Même dans les premières heures de course, ça tourne déjà à mille à l’heure dans la tête. Ça va être beau dans 15 heures… En plus de toutes ces pensées qui roulent, j’ai la drôle d’habitude de faire des mathématiques en courant, soit en décortiquant le trajet en fraction à chaque kilomètre (au 2e km, super il reste juste 62 fois ce que je viens de faire, au 5e km, 1/25 de fait, ça passe vite!, etc), en plus de faire continuellement des estimations mentales de temps selon mon allure. Faut croire que faire un peu de maths m’aide à passer le temps et m’encourage. Est-ce moi qui suis bizarre, ou ça vous arrive?

C’est donc après 3.5 heures de course, qui en ont paru comme une seule, que je me retrouve au pied du fameux Mont Morios, celui tant craint. Je dois dire que j’aime particulièrement les montées qui ne trompent pas, au moins, tu sais quand c’est fini (contrairement à d’autres sections plus tard qui me donneront beaucoup plus de fils à retordre…). C’est avec un magnifique lever de soleil sur Charlevoix que j’arrive au sommet. Les beaux paysages, ça aussi c’est une des belles récompenses des ultras.

Le grand défi des ultras… manger…

Ce n’est pas long que la boucle au sommet est faite et que je me retrouve dans la descente. Croiser mes compatriotes qui entament la montée, en nous encourageant mutuellement, me donne un boost de motivation. J’arrive donc au ravito Marmotte, 35e km, et accueilli par les supers bénévoles : « Wow encore le sourire aux lèvres, c’est bon signe! ». En effet, le moral est bon. Seul bémol, je ressens beaucoup la faim, mais comme dans toutes mes courses, manger me lève le cœur… J’ai un petit stress à savoir si cela va poser problème plus tard dans la course.

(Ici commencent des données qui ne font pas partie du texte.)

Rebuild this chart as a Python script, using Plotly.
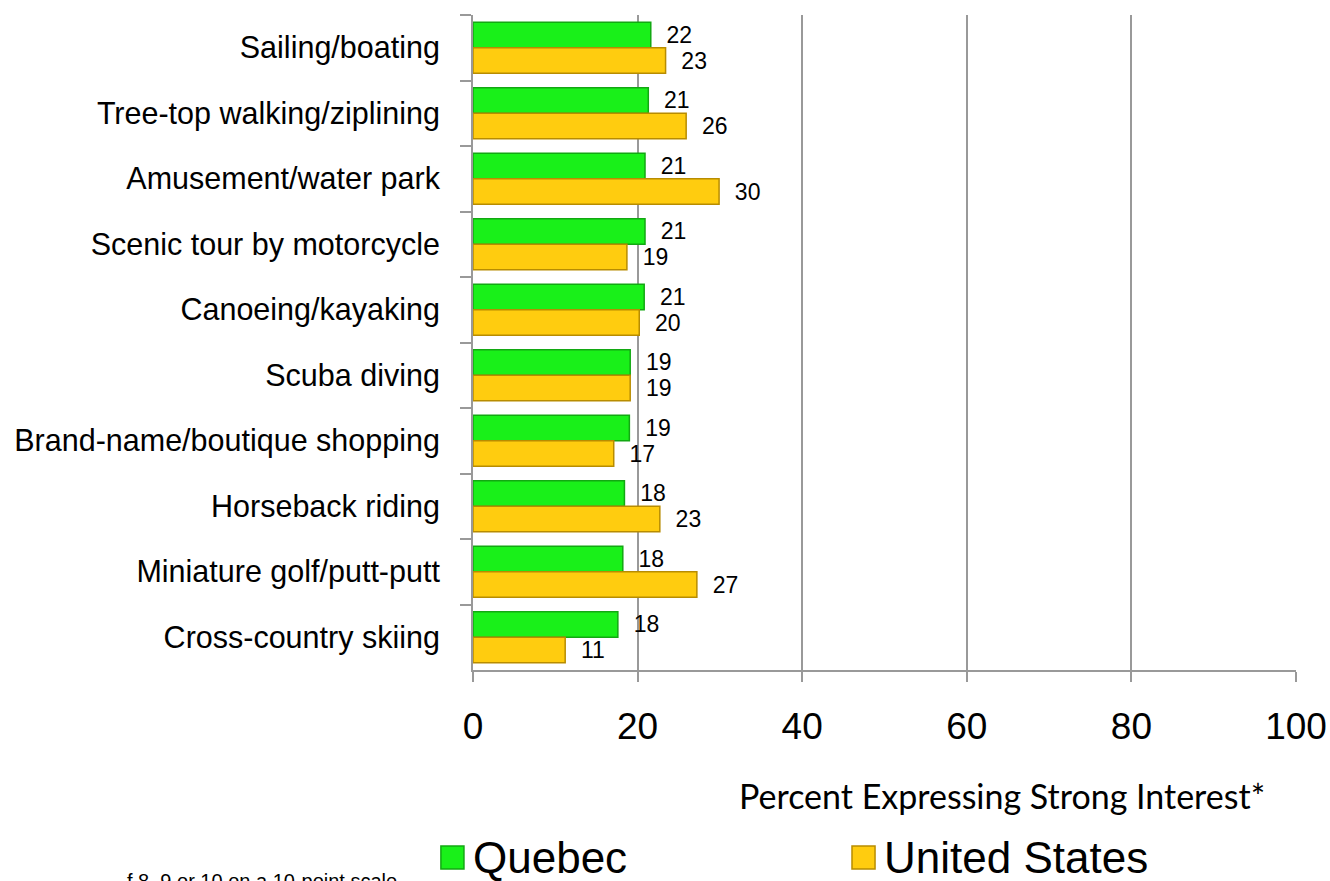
import plotly.graph_objects as go

activities = [
    "Sailing/boating",
    "Tree-top walking/ziplining",
    "Amusement/water park",
    "Scenic tour by motorcycle",
    "Canoeing/kayaking",
    "Scuba diving",
    "Brand-name/boutique shopping",
    "Horseback riding",
    "Miniature golf/putt-putt",
    "Cross-country skiing",
]
quebec = [21.6, 21.3, 20.9, 20.9, 20.8, 19.1, 19.0, 18.4, 18.2, 17.6]
united_states = [23.4, 25.9, 29.9, 18.7, 20.2, 19.1, 17.1, 22.7, 27.2, 11.2]
quebec_labels = [22, 21, 21, 21, 21, 19, 19, 18, 18, 18]
us_labels = [23, 26, 30, 19, 20, 19, 17, 23, 27, 11]
x_ticks = [0, 20, 40, 60, 80, 100]

series = [
    ("Quebec", quebec, quebec_labels, "#19f019", "#12a812"),
    ("United States", united_states, us_labels, "#ffcc0f", "#b88c00"),
]

fig = go.Figure()
for name, vals, labels, fill, edge in series:
    fig.add_trace(go.Bar(
        name=name, y=activities, x=vals, orientation="h",
        marker=dict(color=fill, line=dict(color=edge, width=1.5)),
        text=labels, texttemplate="\u00a0\u00a0%{text}", textposition="outside",
        constraintext="none",
        textfont=dict(size=23, color="black", family="Liberation Sans, Arial"),
        cliponaxis=False, showlegend=False,
    ))

# legend drawn by hand so the swatches can be as big as in the original
legend_x = [-0.039, 0.4605]
shapes = []
annotations = []
for (name, _, _, fill, edge), lx in zip(series, legend_x):
    shapes.append(dict(type="rect", xref="paper", yref="paper",
                       x0=lx, x1=lx + 0.028, y0=-0.3038, y1=-0.2687,
                       fillcolor=fill, line=dict(color=edge, width=1.5)))
    annotations.append(dict(text=name, xref="paper", yref="paper",
                            x=lx + 0.036, y=-0.287, xanchor="left", yanchor="middle",
                            showarrow=False, font=dict(size=44, family="Liberation Sans, Arial")))

annotations.append(dict(text="Percent Expressing Strong Interest*", xref="paper", yref="paper",
                        x=0.643, y=-0.191, xanchor="center", yanchor="middle", showarrow=False,
                        font=dict(size=34, family="Lato, Open Sans")))
annotations.append(dict(text="f 8, 9 or 10 on a 10-point scale", xref="paper", yref="paper",
                        x=-0.4228, y=-0.3023, xanchor="left", yanchor="top", showarrow=False,
                        font=dict(size=20, family="Liberation Sans, Arial")))

fig.update_layout(
    width=1330, height=881,
    margin=dict(l=473, r=34, t=15, b=211, autoexpand=False),
    paper_bgcolor="white", plot_bgcolor="white",
    barmode="group", bargap=0.22, bargroupgap=0.0,
    font=dict(family="Liberation Sans, Arial", color="black"),
    showlegend=False,
    xaxis=dict(
        range=[0, 100], tickvals=x_ticks, showgrid=True, gridcolor="#999999", gridwidth=1.5,
        showline=True, linecolor="#999999", linewidth=2, ticks="outside", ticklen=10,
        tickcolor="#999999", tickwidth=2, tickfont=dict(size=37), ticklabelstandoff=13,
        zeroline=False,
    ),
    yaxis=dict(
        autorange="reversed", showline=True, linecolor="#999999", linewidth=2,
        ticks="outside", tickson="boundaries", ticklen=11, tickcolor="#999999", tickwidth=2,
        tickfont=dict(size=30.5), ticklabelstandoff=25, showgrid=False,
    ),
    shapes=shapes,
    annotations=annotations,
)

# drop the page's default body margin so the figure fills the window exactly
fig.write_html("out.html", config={"displayModeBar": False},
               post_script="document.body.style.margin='0';")
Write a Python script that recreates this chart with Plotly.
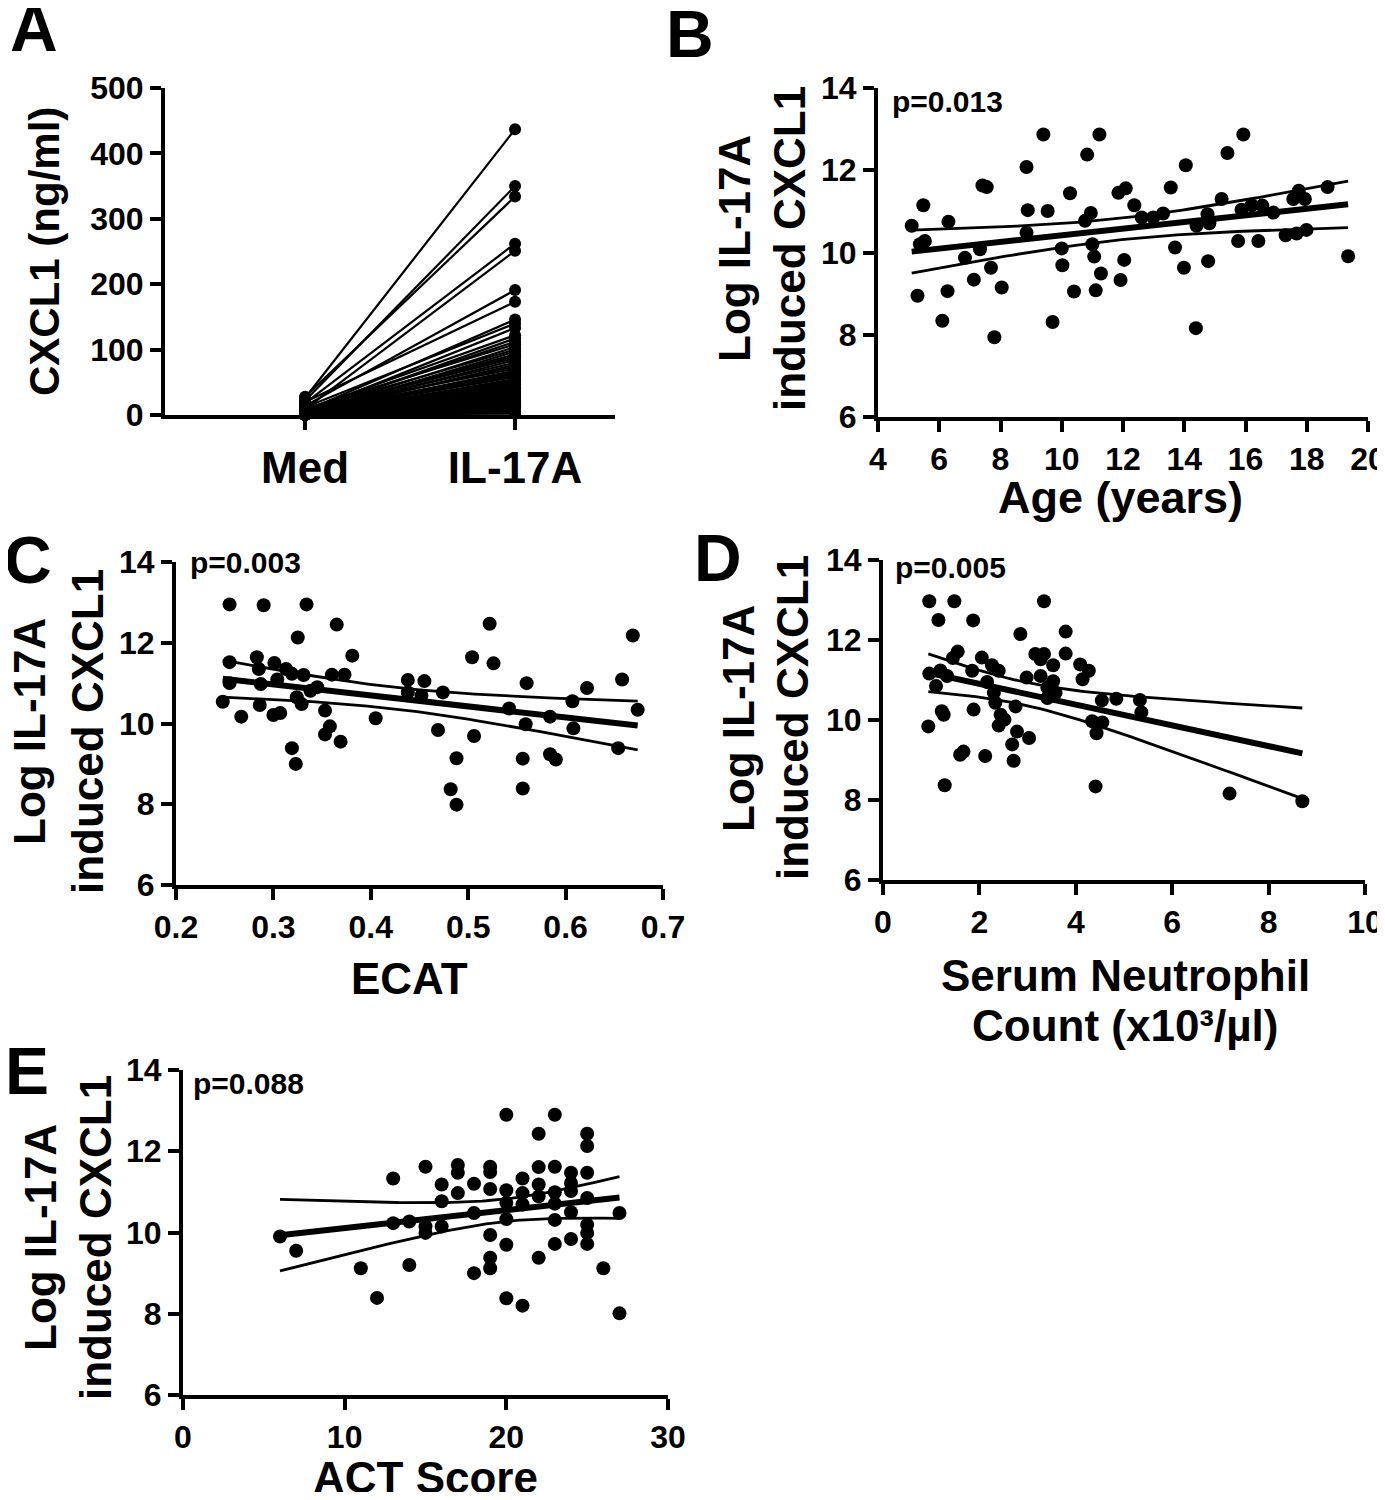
import numpy as np
import plotly.graph_objects as go

W, H = 1385, 1500
PAD = 8  # default page margin around the plot div
FW, FH = W - 2 * PAD, H - 2 * PAD
FONT = "Liberation Sans"

# Panel A: CXCL1 (ng/ml), medium vs IL-17A stimulated (paired)
med_cxcl1 = [26, 22, 28, 18, 9, 14, 20, 6, 12, 4, 8, 3, 5, 10, 2, 7, 1, 4, 3, 6,
             2, 5, 1, 3, 8, 2, 4, 1, 2, 3, 0, 1, 2, 5, 1, 3, 0, 2, 1, 4,
             0, 1, 2, 1, 3, 0, 1, 2, 0, 1, 1, 0, 2, 1, 0, 1, 0, 1, 0, 2,
             0, 1, 0, 0, 1, 0, 0, 1]
il17a_cxcl1 = [437, 350, 334, 262, 251, 191, 173, 146, 140, 133, 122, 117, 112, 108, 104,
               100, 97, 93, 90, 87, 84, 80, 77, 74, 71, 68, 65, 63, 60, 58,
               55, 53, 51, 49, 47, 45, 43, 41, 39, 37, 36, 34, 32, 31, 29,
               28, 26, 25, 23, 22, 20, 19, 18, 16, 15, 14, 13, 12, 11, 10,
               9, 8, 7, 6, 5, 4, 3, 2]
a_labels = ["Med", "IL-17A"]

# Panel B: age vs log IL-17A induced CXCL1
age = [5.10, 5.48, 5.53, 5.37, 5.29, 6.30, 6.27, 6.10, 6.84, 7.13, 7.33, 7.41, 7.55, 7.69,
       8.04, 7.80, 8.85, 8.89, 8.85, 9.40, 9.54, 9.70, 10.00, 10.02, 10.27, 10.40, 10.83,
       10.95, 10.76, 11.00, 11.06, 11.28, 11.11, 11.23, 11.85, 12.09, 12.37, 12.04, 11.92,
       12.61, 12.99, 13.31, 13.56, 13.70, 13.99, 14.05, 14.38, 14.40, 14.76, 14.82, 14.78,
       15.22, 15.41, 15.76, 15.93, 15.87, 16.20, 16.42, 16.55, 16.91, 17.31, 17.67, 17.99,
       17.74, 17.56, 17.94, 18.68, 19.35]
log_b = [10.65, 11.15, 10.28, 10.20, 8.95, 10.75, 9.06, 8.34, 9.87, 9.34, 10.08, 11.63, 11.59,
         9.63, 9.15, 7.94, 12.08, 11.03, 10.48, 12.87, 11.01, 8.31, 10.10, 9.69, 11.44, 9.05,
         12.38, 10.96, 10.77, 10.20, 9.90, 9.49, 9.08, 12.87, 11.45, 11.56, 11.15, 9.82, 9.33,
         10.85, 10.85, 10.95, 11.58, 10.12, 9.63, 12.12, 8.16, 10.65, 10.93, 10.71, 9.79,
         11.30, 12.42, 10.28, 12.87, 11.04, 11.15, 10.28, 11.14, 10.97, 10.42, 10.46, 10.55,
         11.50, 11.30, 11.30, 11.59, 9.91]

# Panel C: ECAT vs log IL-17A induced CXCL1
ecat = [0.255, 0.290, 0.334, 0.365, 0.325, 0.381, 0.522, 0.504, 0.526, 0.669, 0.658, 0.674,
        0.255, 0.255, 0.248, 0.267, 0.283, 0.285, 0.287, 0.286, 0.301, 0.304, 0.313, 0.319,
        0.300, 0.307, 0.331, 0.345, 0.338, 0.324, 0.329, 0.353, 0.358, 0.353, 0.369, 0.319,
        0.323, 0.360, 0.373, 0.405, 0.438, 0.455, 0.438, 0.452, 0.474, 0.469, 0.506, 0.488,
        0.482, 0.488, 0.542, 0.559, 0.560, 0.556, 0.556, 0.584, 0.584, 0.590, 0.607, 0.608,
        0.622, 0.654]
log_c = [12.95, 12.93, 12.95, 12.45, 12.13, 11.68, 12.47, 11.64, 11.49, 12.18, 11.09, 10.34,
         11.52, 11.00, 10.54, 10.17, 11.64, 11.35, 10.98, 10.46, 11.50, 11.09, 11.35, 11.23,
         10.21, 10.26, 11.20, 10.90, 10.81, 10.65, 10.48, 10.32, 9.93, 9.73, 9.55, 9.39,
         9.00, 11.21, 11.21, 10.13, 11.08, 11.05, 10.77, 10.69, 10.77, 9.84, 9.69, 9.14,
         8.37, 7.99, 10.37, 9.98, 11.00, 9.13, 8.39, 10.17, 9.24, 9.11, 10.55, 9.88,
         10.88, 9.39]

# Panel D: serum neutrophil count (x10^3/ul) vs log IL-17A induced CXCL1
neut = [0.96, 1.48, 1.15, 1.87, 3.34, 2.85, 3.79, 3.79, 1.55, 1.45, 2.05, 2.26, 2.40, 1.19,
        0.96, 1.33, 1.85, 1.10, 2.16, 2.30, 2.33, 2.44, 2.40, 2.52, 2.75, 2.78, 3.03, 2.68,
        2.71, 0.94, 1.22, 1.26, 1.88, 1.60, 1.67, 2.12, 1.28, 2.98, 3.16, 3.34, 3.27, 3.53,
        3.27, 3.53, 3.41, 3.58, 3.41, 4.09, 4.27, 4.14, 4.54, 4.84, 5.33, 5.36, 4.34, 4.55,
        4.43, 4.41, 7.19, 8.70]
log_d = [12.97, 12.97, 12.50, 12.49, 12.97, 12.15, 12.21, 11.66, 11.71, 11.55, 11.56, 11.37,
         11.23, 11.24, 11.16, 11.10, 11.23, 10.85, 10.95, 10.68, 10.43, 10.13, 9.86, 10.01,
         10.34, 9.71, 9.55, 9.39, 8.98, 9.84, 10.22, 10.13, 10.26, 9.13, 9.21, 9.10, 8.37,
         11.06, 11.65, 11.65, 11.52, 11.37, 11.10, 10.97, 10.81, 10.68, 10.55, 11.39, 11.23,
         11.02, 10.49, 10.53, 10.50, 10.19, 9.97, 9.94, 9.67, 8.34, 8.16, 7.97]

# Panel E: ACT score vs log IL-17A induced CXCL1
act = [6, 7, 11, 12, 13, 13, 14, 14, 15, 15, 15, 16, 16, 16, 17, 17, 17, 18, 18, 18,
       19, 19, 19, 19, 19, 19, 20, 20, 20, 20, 20, 20, 21, 21, 21, 21, 22, 22, 22, 22,
       22, 23, 23, 23, 23, 23, 23, 24, 24, 24, 24, 24, 25, 25, 25, 25, 25, 25, 25, 26,
       27, 27]
log_e = [9.90, 9.55, 9.12, 8.39, 11.33, 10.23, 10.27, 9.20, 11.62, 10.15, 9.99, 11.18, 10.77,
         10.15, 11.66, 11.47, 10.97, 11.20, 10.48, 9.00, 11.62, 11.49, 11.07, 9.94, 9.38,
         9.12, 12.90, 11.04, 10.73, 10.33, 9.70, 8.38, 11.33, 10.97, 10.69, 8.20, 12.43,
         11.61, 11.18, 10.89, 9.38, 12.90, 11.62, 10.99, 10.71, 10.31, 9.72, 11.47, 11.22,
         11.02, 10.50, 9.84, 12.43, 12.13, 11.47, 10.85, 10.19, 9.99, 9.72, 9.12, 10.48, 8.01]

p_values = ["p=0.013", "p=0.003", "p=0.005", "p=0.088"]


def fx(p):
    return (p - PAD) / FW


def fy(p):
    return 1 - (p - PAD) / FH


def fit_ci(x, y, n=80):
    # least squares line with 95% confidence band
    x = np.asarray(x, float)
    y = np.asarray(y, float)
    slope, icpt = np.polyfit(x, y, 1)
    xs = np.linspace(x.min(), x.max(), n)
    yhat = icpt + slope * xs
    resid = y - (icpt + slope * x)
    s = np.sqrt(np.sum(resid ** 2) / (len(x) - 2))
    se = s * np.sqrt(1 / len(x) + (xs - x.mean()) ** 2 / np.sum((x - x.mean()) ** 2))
    t = 1.998
    return xs, yhat, yhat - t * se, yhat + t * se


def axis(dom, rng, tick_size=32, **kw):
    d = dict(domain=dom, range=rng, showline=True, linewidth=4, linecolor="black",
             ticks="outside", ticklen=11, tickwidth=4, tickcolor="black",
             showgrid=False, zeroline=False, fixedrange=True, automargin=False,
             ticklabeloverflow="allow",
             tickfont=dict(family=FONT, size=tick_size, color="black", weight="bold"))
    d.update(kw)
    return d


fig = go.Figure()

# Panel A paired lines
ax, ay = [], []
for m, s in zip(med_cxcl1, il17a_cxcl1):
    ax += [0, 1, None]
    ay += [m, s, None]
fig.add_trace(go.Scatter(x=ax, y=ay, mode="lines+markers", xaxis="x", yaxis="y",
                         line=dict(color="black", width=2.2),
                         marker=dict(color="black", size=12), cliponaxis=False,
                         showlegend=False))

panels = [(age, log_b, "2"), (ecat, log_c, "3"), (neut, log_d, "4"), (act, log_e, "5")]
for xv, yv, k in panels:
    xs, yhat, lo, hi = fit_ci(xv, yv)
    fig.add_trace(go.Scatter(x=xv, y=yv, mode="markers", xaxis="x" + k, yaxis="y" + k,
                             marker=dict(color="black", size=14), cliponaxis=False,
                             showlegend=False))
    for yy, w in [(lo, 2.8), (hi, 2.8), (yhat, 6)]:
        fig.add_trace(go.Scatter(x=xs, y=yy, mode="lines", xaxis="x" + k, yaxis="y" + k,
                                 line=dict(color="black", width=w), showlegend=False))

ytick14 = dict(tickmode="array", tickvals=[6, 8, 10, 12, 14])

fig.update_layout(
    width=FW, height=FH,
    margin=dict(l=0, r=0, t=0, b=0, autoexpand=False),
    paper_bgcolor="white", plot_bgcolor="white",
    xaxis=axis([fx(165), fx(615)], [-0.667, 1.476], tick_size=44,
               tickmode="array", tickvals=[0, 1], ticktext=a_labels, anchor="y"),
    yaxis=axis([fy(415), fy(88)], [0, 500], tickmode="array",
               tickvals=[0, 100, 200, 300, 400, 500], anchor="x"),
    xaxis2=axis([fx(878), fx(1368)], [4, 20], tickmode="array",
                tickvals=list(range(4, 21, 2)), anchor="y2"),
    yaxis2=axis([fy(417), fy(88)], [6, 14], anchor="x2", **ytick14),
    xaxis3=axis([fx(176), fx(663)], [0.2, 0.7], tickmode="array",
                tickvals=[0.2, 0.3, 0.4, 0.5, 0.6, 0.7], anchor="y3"),
    yaxis3=axis([fy(885), fy(562)], [6, 14], anchor="x3", **ytick14),
    xaxis4=axis([fx(883), fx(1365)], [0, 10], tickmode="array",
                tickvals=[0, 2, 4, 6, 8, 10], anchor="y4"),
    yaxis4=axis([fy(880), fy(560)], [6, 14], anchor="x4", **ytick14),
    xaxis5=axis([fx(183), fx(668)], [0, 30], tickmode="array",
                tickvals=[0, 10, 20, 30], anchor="y5"),
    yaxis5=axis([fy(1395), fy(1070)], [6, 14], anchor="x5", **ytick14),
)


def ann(text, x, y, size=44, angle=0, xanchor="center", family=FONT):
    fig.add_annotation(text=text, x=fx(x), y=fy(y), xref="paper", yref="paper",
                       showarrow=False, textangle=angle, xanchor=xanchor, yanchor="middle",
                       font=dict(family=family, size=size, color="black", weight="bold"))


# panel letters
for letter, x, y in [("A", 34, 28), ("B", 690, 34), ("C", 28, 560), ("D", 718, 558), ("E", 27, 1071)]:
    ann(letter, x, y, size=66)

# axis titles
ann("CXCL1 (ng/ml)", 45, 252, size=42, angle=-90)
for (x1, x2, yc) in [(735, 790, 249), (30, 88, 732), (738, 792, 718), (40, 95, 1238)]:
    ann("Log IL-17A", x1, yc, angle=-90)
    ann("induced CXCL1", x2, yc, angle=-90)
ann("Age (years)", 1120, 497, size=45)
ann("ECAT", 410, 978)
ann("Serum Neutrophil", 1125, 975)
ann("Count (x10³/µl)", 1125, 1025)
ann("ACT Score", 425, 1477)

# p-values
for txt, x, y in zip(p_values, [890, 188, 893, 191], [101, 563, 567, 1083]):
    ann(txt, x, y, size=30, xanchor="left")

fig.write_html("out.html")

Je repars plein d’énergie, en me disant que j’ai fait plus de la moitié. Pas vraiment vous me direz, mais c’est qu’à ce moment, pour m’aider mentalement, j’avais coupé la course en deux. Une première moitié jusqu’au parc des Hautes-Gorges, avec comme motivation de pouvoir serrer mon amour, embrasser la bedaine, avoir les encouragements de la famille. Bref, à ce moment, tout ce qui m’importait étaient les 20ish kilomètres restants. Après on verra.

Remettre en perspective

La prochaine section est très floue dans ma tête, je ne me souviens que des bribes. Ça aussi c’est une réalité des ultras, tomber sur le pilote automatique et ne plus trop être conscient. Croiser Anne Champagne, qui rebrousse chemin après une vilaine chute, d’abord m’inquiéter pour son état en la voyant, mais finalement être rassuré en l’écoutant et en comprenant que c’est la dure (mais la bonne) décision de devoir abandonner qui la désole profondément.

Ensuite, avoir l’impression de monter des paliers et des paliers, quelques fois dans des sentiers, d’autres fois sur des routes forestières, en ayant l’impression que ça ne s’arrête jamais (c’était donc ça la montagne de La Noyée). Pour finalement arriver au 50e km, le ravito la Chouette, pour lequel je n’ai qu’un vague souvenir des bénévoles encore une fois très sympathiques et ne cessaient de me dire que ça allait bien, que j’étais bien positionné.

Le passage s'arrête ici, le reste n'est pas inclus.